* **Stated problem**:
Leave out every picture, and retype exactly the lines from the line with "Write the TikZ code for this diagram." through the line with "(0,0) rectangle (1284,840);", both ends included.

* **Available data**:
— Start —

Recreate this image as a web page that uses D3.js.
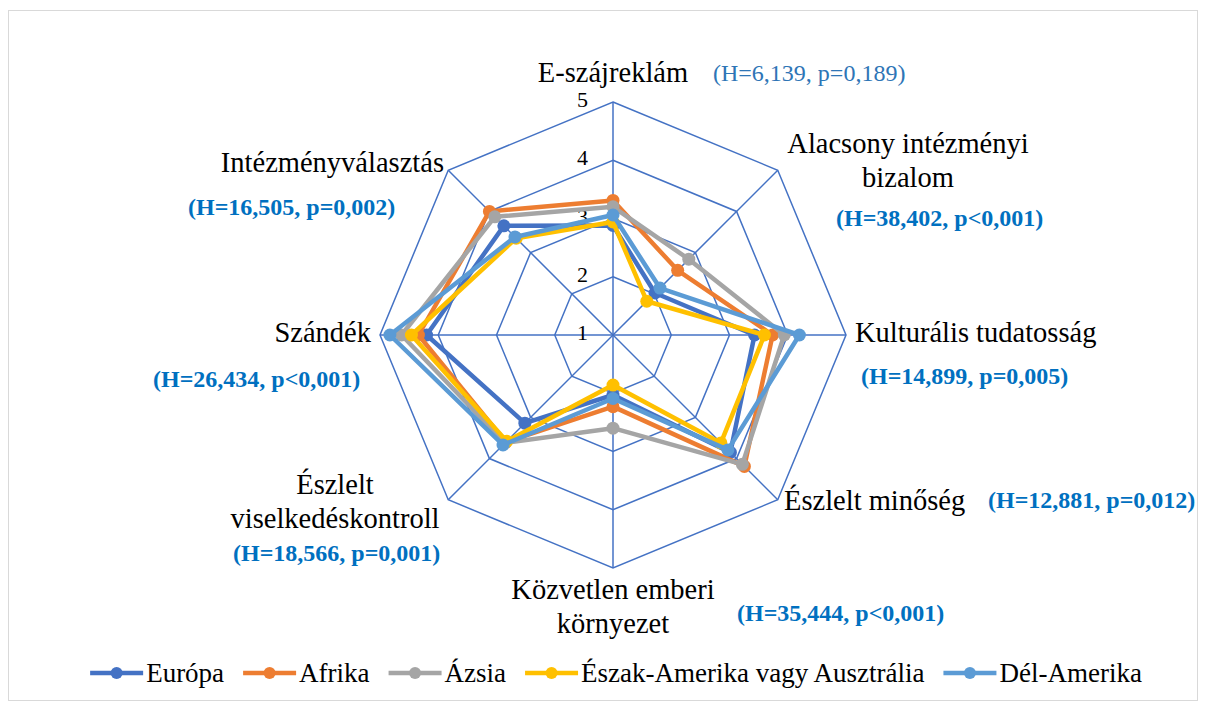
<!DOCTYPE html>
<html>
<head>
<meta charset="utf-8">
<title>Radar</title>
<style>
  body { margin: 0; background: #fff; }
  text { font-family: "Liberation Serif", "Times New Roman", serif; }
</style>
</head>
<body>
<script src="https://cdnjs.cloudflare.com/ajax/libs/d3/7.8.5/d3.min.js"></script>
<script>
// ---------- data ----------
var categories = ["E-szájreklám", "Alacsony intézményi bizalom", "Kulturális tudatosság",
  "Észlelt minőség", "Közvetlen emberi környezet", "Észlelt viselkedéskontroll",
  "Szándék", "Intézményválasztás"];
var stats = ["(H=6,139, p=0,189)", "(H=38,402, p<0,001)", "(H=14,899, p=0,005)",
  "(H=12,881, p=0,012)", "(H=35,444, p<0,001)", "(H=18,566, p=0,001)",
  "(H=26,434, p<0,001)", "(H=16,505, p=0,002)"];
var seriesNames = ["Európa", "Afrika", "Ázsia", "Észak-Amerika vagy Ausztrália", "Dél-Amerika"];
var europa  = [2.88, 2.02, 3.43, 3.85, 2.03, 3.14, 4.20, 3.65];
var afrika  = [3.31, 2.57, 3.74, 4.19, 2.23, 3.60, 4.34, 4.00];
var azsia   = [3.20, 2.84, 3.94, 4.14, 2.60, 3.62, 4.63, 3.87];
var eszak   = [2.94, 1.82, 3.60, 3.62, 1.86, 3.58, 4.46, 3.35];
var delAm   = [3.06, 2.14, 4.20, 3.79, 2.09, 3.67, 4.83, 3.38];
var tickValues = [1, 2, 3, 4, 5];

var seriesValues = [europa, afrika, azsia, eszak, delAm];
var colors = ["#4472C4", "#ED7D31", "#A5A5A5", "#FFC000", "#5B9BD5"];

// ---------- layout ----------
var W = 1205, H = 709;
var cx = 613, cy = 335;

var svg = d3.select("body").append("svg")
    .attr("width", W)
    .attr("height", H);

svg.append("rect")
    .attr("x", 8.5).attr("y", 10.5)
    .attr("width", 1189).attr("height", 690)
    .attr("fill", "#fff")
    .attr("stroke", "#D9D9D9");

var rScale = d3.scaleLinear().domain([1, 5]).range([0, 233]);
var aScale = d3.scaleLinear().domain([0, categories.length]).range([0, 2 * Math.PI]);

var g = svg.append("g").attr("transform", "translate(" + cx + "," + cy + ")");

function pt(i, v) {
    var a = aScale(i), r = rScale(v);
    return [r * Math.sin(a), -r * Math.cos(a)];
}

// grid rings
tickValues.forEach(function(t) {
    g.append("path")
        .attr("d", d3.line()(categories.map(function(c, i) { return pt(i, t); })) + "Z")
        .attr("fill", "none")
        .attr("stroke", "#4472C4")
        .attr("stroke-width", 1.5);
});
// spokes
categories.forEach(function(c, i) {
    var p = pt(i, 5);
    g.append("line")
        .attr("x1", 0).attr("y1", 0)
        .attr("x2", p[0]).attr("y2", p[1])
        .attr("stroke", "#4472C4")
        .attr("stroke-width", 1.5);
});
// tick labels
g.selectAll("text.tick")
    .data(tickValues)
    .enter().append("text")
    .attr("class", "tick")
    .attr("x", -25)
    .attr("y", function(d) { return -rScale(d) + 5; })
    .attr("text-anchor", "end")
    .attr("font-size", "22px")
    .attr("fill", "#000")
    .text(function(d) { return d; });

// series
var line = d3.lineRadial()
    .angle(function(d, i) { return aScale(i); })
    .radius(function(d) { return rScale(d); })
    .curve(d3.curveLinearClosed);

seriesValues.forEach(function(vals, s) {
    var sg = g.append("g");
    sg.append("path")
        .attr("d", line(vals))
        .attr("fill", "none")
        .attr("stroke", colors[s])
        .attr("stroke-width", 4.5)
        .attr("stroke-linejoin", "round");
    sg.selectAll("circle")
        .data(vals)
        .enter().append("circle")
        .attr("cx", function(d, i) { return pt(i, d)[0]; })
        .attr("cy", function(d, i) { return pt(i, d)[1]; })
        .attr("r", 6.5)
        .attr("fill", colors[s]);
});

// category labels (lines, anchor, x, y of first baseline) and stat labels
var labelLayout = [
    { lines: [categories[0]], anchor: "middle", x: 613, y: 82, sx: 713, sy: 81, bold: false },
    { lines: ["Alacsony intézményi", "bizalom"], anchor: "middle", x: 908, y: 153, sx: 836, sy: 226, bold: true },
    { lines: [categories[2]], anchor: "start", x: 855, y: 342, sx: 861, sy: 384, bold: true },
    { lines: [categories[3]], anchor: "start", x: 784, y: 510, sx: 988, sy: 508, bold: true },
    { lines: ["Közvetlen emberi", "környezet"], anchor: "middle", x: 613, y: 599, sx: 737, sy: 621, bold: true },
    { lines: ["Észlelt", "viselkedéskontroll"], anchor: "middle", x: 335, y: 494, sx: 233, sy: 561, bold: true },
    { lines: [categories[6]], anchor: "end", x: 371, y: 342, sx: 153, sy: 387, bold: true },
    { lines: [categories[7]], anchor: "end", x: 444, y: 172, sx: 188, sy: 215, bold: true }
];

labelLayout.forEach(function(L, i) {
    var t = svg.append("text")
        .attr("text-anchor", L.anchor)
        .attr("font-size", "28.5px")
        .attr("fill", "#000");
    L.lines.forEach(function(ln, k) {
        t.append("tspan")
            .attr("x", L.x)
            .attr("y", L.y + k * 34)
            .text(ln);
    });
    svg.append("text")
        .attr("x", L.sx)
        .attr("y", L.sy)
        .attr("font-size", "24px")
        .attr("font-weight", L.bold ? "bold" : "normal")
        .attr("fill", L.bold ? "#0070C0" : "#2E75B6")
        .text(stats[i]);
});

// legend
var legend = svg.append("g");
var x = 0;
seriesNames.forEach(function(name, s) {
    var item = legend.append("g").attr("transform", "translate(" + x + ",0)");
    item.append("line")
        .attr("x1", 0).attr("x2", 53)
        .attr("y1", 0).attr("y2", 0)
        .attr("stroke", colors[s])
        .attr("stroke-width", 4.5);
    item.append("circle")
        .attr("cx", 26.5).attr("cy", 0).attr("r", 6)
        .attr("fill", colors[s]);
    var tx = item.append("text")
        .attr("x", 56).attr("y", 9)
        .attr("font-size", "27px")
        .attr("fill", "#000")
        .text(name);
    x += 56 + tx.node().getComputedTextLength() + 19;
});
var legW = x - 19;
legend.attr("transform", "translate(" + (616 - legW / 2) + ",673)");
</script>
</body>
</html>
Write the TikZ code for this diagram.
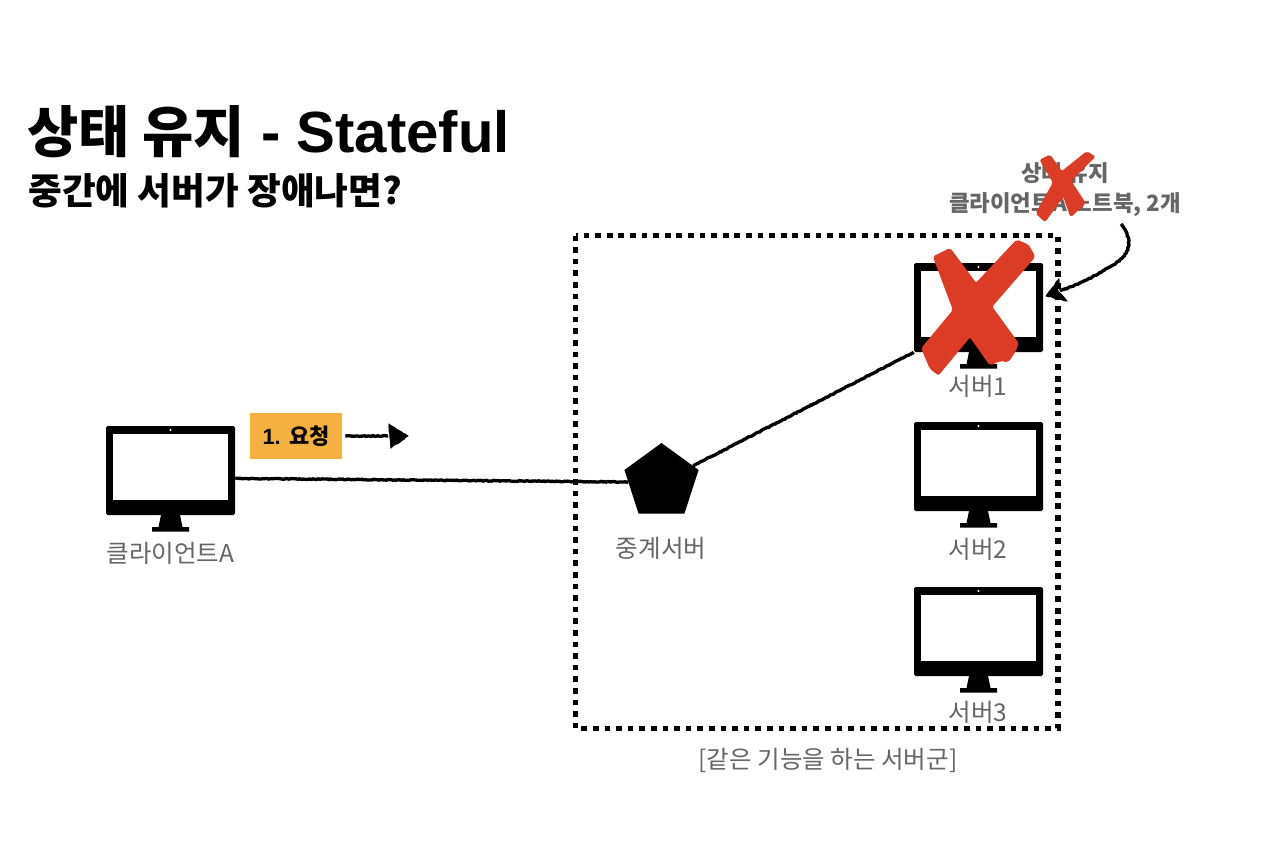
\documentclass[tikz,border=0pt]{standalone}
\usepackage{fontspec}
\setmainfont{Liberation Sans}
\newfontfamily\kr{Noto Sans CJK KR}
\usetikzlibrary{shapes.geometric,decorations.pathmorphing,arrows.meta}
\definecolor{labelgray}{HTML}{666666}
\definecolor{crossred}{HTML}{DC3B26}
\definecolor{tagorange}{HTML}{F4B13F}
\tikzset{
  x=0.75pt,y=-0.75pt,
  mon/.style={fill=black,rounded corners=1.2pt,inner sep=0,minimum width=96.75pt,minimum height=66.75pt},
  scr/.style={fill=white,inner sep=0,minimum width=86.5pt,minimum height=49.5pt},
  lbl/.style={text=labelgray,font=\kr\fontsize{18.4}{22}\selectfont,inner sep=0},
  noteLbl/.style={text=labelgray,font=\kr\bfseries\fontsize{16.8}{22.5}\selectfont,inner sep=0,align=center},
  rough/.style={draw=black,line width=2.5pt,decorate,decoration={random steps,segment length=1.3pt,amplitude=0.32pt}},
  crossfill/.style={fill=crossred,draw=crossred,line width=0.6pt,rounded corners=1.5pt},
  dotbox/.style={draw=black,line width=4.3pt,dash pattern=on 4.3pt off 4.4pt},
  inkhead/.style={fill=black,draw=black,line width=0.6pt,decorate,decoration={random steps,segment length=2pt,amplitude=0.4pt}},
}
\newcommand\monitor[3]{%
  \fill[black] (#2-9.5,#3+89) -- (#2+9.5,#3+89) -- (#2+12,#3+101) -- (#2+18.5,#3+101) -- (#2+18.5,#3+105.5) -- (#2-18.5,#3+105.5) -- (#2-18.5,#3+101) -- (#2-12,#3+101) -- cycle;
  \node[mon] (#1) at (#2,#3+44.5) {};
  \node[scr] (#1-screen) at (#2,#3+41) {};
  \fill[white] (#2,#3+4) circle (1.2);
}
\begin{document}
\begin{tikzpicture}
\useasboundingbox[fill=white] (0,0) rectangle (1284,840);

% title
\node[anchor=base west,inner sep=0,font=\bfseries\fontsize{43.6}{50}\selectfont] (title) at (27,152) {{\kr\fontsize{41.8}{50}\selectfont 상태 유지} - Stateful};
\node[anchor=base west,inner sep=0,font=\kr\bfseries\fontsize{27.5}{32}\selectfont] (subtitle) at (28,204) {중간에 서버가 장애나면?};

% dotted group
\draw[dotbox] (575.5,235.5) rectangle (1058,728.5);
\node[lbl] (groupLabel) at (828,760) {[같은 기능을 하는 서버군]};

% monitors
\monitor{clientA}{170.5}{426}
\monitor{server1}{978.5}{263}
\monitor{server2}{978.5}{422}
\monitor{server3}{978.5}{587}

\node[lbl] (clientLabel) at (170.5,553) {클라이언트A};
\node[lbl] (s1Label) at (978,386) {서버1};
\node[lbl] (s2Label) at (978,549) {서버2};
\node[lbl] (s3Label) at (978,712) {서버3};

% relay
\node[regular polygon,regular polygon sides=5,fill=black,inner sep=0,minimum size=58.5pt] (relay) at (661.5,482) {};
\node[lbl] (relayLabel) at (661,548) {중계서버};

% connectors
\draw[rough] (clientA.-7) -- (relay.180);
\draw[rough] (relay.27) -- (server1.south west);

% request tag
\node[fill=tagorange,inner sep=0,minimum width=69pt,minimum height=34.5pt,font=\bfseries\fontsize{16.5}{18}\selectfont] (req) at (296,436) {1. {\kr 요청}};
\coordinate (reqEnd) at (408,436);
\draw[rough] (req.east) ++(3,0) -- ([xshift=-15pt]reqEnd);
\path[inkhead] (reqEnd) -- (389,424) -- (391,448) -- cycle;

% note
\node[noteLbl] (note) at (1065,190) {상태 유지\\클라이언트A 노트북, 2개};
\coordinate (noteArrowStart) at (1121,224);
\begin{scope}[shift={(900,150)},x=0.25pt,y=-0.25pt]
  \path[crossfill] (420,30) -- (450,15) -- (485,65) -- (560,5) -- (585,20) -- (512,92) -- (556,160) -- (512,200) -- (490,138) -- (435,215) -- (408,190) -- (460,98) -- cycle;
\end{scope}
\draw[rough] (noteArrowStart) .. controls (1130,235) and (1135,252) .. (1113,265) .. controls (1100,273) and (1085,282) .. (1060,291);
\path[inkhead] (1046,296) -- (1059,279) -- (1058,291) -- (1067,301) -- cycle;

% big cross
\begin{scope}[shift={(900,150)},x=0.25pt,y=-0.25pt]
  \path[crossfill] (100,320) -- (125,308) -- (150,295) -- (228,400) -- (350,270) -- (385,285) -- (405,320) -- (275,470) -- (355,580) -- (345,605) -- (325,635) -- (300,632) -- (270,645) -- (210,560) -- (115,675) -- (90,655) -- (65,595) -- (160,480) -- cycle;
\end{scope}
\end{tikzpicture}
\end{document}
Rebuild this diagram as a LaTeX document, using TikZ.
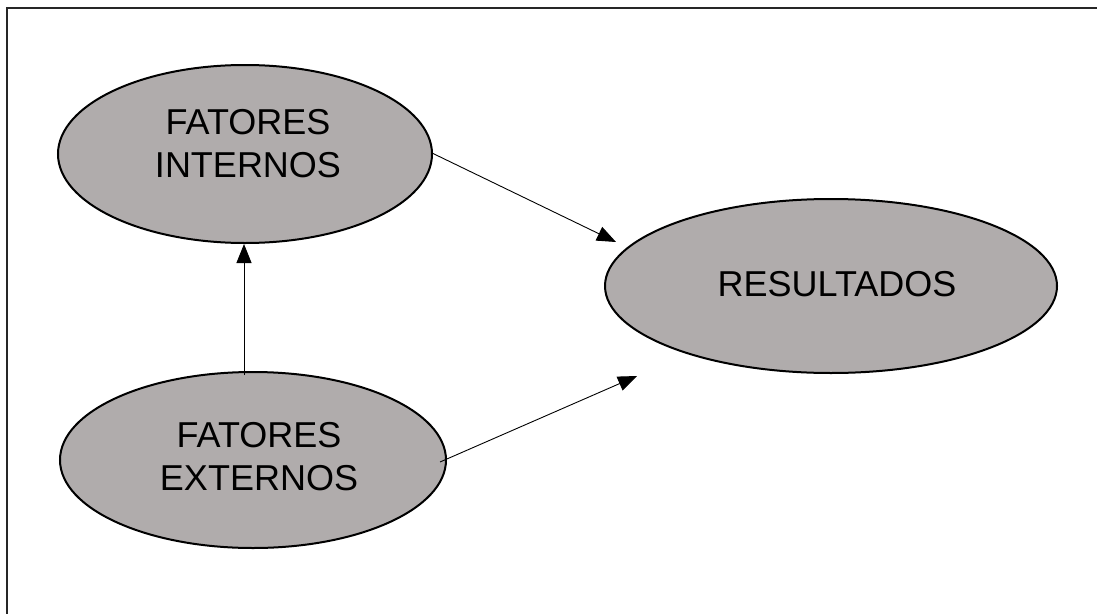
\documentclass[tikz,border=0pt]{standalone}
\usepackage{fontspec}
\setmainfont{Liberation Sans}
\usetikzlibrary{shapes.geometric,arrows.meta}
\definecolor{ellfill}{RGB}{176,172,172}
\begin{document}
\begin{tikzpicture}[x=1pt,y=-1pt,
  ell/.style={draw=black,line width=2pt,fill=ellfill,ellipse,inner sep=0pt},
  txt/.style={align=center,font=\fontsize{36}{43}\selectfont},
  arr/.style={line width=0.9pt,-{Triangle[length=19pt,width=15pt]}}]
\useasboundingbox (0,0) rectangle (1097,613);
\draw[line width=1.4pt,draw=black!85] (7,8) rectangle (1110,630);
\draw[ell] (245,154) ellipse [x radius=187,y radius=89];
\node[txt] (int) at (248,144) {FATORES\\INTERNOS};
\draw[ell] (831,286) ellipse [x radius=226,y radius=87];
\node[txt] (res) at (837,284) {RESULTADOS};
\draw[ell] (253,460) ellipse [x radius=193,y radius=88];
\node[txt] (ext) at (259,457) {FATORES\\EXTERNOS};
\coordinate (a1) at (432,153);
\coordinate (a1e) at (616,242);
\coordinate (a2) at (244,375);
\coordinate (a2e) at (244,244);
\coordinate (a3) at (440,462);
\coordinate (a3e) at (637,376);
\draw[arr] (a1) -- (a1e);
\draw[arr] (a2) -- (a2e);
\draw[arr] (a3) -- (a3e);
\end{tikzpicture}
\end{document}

— End —

* **Result of the task**:
Write the TikZ code for this diagram.
\documentclass[tikz,border=0pt]{standalone}
\usepackage{fontspec}
\setmainfont{Liberation Sans}
\newfontfamily\kr{Noto Sans CJK KR}
\usetikzlibrary{shapes.geometric,decorations.pathmorphing,arrows.meta}
\definecolor{labelgray}{HTML}{666666}
\definecolor{crossred}{HTML}{DC3B26}
\definecolor{tagorange}{HTML}{F4B13F}
\tikzset{
  x=0.75pt,y=-0.75pt,
  mon/.style={fill=black,rounded corners=1.2pt,inner sep=0,minimum width=96.75pt,minimum height=66.75pt},
  scr/.style={fill=white,inner sep=0,minimum width=86.5pt,minimum height=49.5pt},
  lbl/.style={text=labelgray,font=\kr\fontsize{18.4}{22}\selectfont,inner sep=0},
  noteLbl/.style={text=labelgray,font=\kr\bfseries\fontsize{16.8}{22.5}\selectfont,inner sep=0,align=center},
  rough/.style={draw=black,line width=2.5pt,decorate,decoration={random steps,segment length=1.3pt,amplitude=0.32pt}},
  crossfill/.style={fill=crossred,draw=crossred,line width=0.6pt,rounded corners=1.5pt},
  dotbox/.style={draw=black,line width=4.3pt,dash pattern=on 4.3pt off 4.4pt},
  inkhead/.style={fill=black,draw=black,line width=0.6pt,decorate,decoration={random steps,segment length=2pt,amplitude=0.4pt}},
}
\newcommand\monitor[3]{%
  \fill[black] (#2-9.5,#3+89) -- (#2+9.5,#3+89) -- (#2+12,#3+101) -- (#2+18.5,#3+101) -- (#2+18.5,#3+105.5) -- (#2-18.5,#3+105.5) -- (#2-18.5,#3+101) -- (#2-12,#3+101) -- cycle;
  \node[mon] (#1) at (#2,#3+44.5) {};
  \node[scr] (#1-screen) at (#2,#3+41) {};
  \fill[white] (#2,#3+4) circle (1.2);
}
\begin{document}
\begin{tikzpicture}
\useasboundingbox[fill=white] (0,0) rectangle (1284,840);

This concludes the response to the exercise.